Ces épisodes pourraient-ils conduire la banque d’affaires à faire sa mue ? Sylvain, qui a gardé pas mal de contacts dans le secteur, en est certain : « Les RH, jadis invisibles, commencent à jouer un rôle de plus en plus importants dans le contrôle du temps du travail. Une nouvelle fonction est aussi apparue, celle du staffer qui distribue les projets en fonction de la charge de tel ou tel employé. » Quoi qu’il en soit, pour Guillaume, le milieu sera forcé de faire sa petite révolution : « C‘est un secteur qui n’a plus autant la cote qu’avant. » L’arrivée des startups et la montée en puissance des GAFA ont fini de convaincre les jeunes de préférer d’autres voies que la finance, déjà abîmée par la crise de 2008. Si l’on en croit le baromètre « banque privée » du cabinet Headlink Partners, publié en décembre 2018, seuls 20% des 121 répondant·e·s recommanderaient cette voie à un·e jeune diplômé·e.

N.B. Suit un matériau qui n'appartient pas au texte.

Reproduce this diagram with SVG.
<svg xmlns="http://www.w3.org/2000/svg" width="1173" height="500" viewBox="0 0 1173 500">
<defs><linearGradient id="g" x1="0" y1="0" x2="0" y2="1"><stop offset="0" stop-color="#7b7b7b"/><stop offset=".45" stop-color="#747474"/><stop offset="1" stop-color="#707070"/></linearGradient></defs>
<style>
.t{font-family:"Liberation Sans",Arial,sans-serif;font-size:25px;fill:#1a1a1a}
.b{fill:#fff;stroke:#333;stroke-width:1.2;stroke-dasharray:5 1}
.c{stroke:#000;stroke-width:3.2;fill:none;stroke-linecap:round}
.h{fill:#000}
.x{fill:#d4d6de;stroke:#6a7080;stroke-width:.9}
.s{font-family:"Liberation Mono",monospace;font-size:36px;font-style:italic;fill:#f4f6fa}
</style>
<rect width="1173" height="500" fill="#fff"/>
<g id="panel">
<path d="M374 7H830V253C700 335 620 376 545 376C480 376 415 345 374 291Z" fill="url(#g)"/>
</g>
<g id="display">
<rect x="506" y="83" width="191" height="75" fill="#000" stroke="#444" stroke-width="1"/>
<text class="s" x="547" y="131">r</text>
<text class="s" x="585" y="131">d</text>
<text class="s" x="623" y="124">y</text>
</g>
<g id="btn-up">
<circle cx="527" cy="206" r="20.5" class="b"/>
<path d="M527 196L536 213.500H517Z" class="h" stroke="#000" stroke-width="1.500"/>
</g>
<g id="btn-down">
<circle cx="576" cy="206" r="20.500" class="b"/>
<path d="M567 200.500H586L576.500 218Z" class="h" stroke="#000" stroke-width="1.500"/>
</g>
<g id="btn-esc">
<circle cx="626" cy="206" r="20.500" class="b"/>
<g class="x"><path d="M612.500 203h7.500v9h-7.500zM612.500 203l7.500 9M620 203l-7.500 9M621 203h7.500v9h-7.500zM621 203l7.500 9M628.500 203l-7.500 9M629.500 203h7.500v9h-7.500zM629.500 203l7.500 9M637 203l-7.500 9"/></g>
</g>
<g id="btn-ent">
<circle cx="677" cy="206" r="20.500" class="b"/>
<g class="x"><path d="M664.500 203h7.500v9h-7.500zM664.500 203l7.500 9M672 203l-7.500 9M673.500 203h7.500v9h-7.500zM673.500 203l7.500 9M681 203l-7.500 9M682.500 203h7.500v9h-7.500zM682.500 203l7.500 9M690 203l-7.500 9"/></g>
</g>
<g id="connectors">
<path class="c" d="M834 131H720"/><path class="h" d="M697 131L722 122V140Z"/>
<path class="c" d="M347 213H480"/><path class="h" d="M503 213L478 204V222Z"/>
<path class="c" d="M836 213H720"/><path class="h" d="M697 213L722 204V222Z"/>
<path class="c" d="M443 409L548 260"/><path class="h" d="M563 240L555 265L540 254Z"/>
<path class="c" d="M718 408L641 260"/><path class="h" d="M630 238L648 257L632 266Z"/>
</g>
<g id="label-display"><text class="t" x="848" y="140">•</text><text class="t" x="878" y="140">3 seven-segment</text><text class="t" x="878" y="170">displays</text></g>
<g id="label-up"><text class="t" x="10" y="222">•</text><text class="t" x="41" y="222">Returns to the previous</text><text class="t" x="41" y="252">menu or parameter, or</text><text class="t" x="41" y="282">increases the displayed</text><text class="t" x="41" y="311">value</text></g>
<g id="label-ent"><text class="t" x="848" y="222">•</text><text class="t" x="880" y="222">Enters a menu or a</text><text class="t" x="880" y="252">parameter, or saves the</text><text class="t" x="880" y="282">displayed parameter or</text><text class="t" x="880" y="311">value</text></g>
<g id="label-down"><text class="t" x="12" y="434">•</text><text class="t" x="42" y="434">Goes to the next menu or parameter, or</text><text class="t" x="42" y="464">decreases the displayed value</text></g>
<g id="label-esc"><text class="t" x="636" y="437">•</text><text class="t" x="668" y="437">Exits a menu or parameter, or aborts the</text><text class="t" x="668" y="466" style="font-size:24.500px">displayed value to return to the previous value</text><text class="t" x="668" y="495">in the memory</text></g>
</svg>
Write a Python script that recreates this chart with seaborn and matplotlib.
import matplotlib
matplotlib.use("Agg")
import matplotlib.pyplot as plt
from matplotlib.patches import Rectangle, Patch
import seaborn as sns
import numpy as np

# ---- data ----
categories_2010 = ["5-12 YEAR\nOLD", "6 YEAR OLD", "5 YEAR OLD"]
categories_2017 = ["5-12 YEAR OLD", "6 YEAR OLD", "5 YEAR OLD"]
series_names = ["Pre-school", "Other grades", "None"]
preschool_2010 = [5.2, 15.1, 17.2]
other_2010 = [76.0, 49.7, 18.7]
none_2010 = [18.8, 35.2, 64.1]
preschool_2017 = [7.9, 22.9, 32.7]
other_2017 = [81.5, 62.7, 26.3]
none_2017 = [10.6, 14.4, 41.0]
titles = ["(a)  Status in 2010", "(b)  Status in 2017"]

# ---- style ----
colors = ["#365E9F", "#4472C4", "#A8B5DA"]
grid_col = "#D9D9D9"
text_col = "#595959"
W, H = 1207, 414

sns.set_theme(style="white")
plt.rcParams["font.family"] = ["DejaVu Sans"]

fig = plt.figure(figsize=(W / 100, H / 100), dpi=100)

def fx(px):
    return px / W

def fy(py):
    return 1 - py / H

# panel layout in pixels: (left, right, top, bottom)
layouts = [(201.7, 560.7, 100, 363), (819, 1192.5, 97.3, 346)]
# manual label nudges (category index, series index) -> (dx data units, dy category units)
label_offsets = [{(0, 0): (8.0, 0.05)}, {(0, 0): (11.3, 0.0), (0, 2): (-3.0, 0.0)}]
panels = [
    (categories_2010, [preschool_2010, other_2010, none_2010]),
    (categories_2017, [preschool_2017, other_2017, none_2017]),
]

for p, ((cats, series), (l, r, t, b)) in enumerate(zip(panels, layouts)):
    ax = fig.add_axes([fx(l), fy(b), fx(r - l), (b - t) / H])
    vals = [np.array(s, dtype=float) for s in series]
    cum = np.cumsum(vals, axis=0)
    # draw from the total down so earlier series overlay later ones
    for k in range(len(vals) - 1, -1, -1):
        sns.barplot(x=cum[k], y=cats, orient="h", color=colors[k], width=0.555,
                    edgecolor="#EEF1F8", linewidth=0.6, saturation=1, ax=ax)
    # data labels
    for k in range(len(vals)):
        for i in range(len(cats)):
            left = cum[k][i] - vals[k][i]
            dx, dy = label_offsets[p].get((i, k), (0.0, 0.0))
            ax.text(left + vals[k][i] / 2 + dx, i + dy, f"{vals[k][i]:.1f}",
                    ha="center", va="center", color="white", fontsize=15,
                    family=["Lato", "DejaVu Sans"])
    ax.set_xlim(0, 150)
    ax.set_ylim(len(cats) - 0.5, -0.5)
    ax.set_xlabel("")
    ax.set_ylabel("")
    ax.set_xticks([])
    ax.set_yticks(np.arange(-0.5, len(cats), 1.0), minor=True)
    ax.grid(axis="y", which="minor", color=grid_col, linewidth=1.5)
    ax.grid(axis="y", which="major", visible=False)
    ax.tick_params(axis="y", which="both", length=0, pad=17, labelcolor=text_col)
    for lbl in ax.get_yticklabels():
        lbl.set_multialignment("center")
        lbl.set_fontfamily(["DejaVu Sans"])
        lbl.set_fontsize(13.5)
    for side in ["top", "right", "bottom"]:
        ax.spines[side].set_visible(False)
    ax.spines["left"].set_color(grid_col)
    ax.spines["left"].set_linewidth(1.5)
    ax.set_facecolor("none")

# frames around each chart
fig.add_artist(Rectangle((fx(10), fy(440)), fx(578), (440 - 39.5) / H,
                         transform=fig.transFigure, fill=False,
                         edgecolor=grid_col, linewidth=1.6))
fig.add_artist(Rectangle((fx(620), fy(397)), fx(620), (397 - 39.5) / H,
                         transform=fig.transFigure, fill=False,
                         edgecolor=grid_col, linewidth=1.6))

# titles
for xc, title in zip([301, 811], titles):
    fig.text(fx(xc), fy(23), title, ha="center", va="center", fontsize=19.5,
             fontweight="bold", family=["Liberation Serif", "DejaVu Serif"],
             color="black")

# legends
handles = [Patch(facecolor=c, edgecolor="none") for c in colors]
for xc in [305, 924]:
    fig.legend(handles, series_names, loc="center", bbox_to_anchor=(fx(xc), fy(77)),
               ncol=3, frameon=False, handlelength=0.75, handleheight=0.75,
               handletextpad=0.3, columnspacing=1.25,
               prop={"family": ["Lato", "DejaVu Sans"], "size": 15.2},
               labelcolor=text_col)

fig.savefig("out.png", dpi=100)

Alors, les anticipations concernant la difficulté à recruter ou les questions de marque-employeur font poindre des velléités d’innovations sociales qui se nomment télétravail ou droit à la déconnexion. Des notions qui faisaient sourire Paul, alors au bout du fil entre deux stations : « Franchement, je me fais souvent chasser par d’autres établissements qui me parlent de leurs évolutions en interne. Pour juste me dire que c’est cool de bosser chez eux, parce que les gens ne terminent jamais après minuit… » Difficile de deviner ce qui s’organisera derrière les vitres teintées des bureaux de Wall Street ou d’Opéra. Néanmoins, on imagine que le jeune banquier n’est pas prêt d’arriver à l’heure à sa prochaine soirée.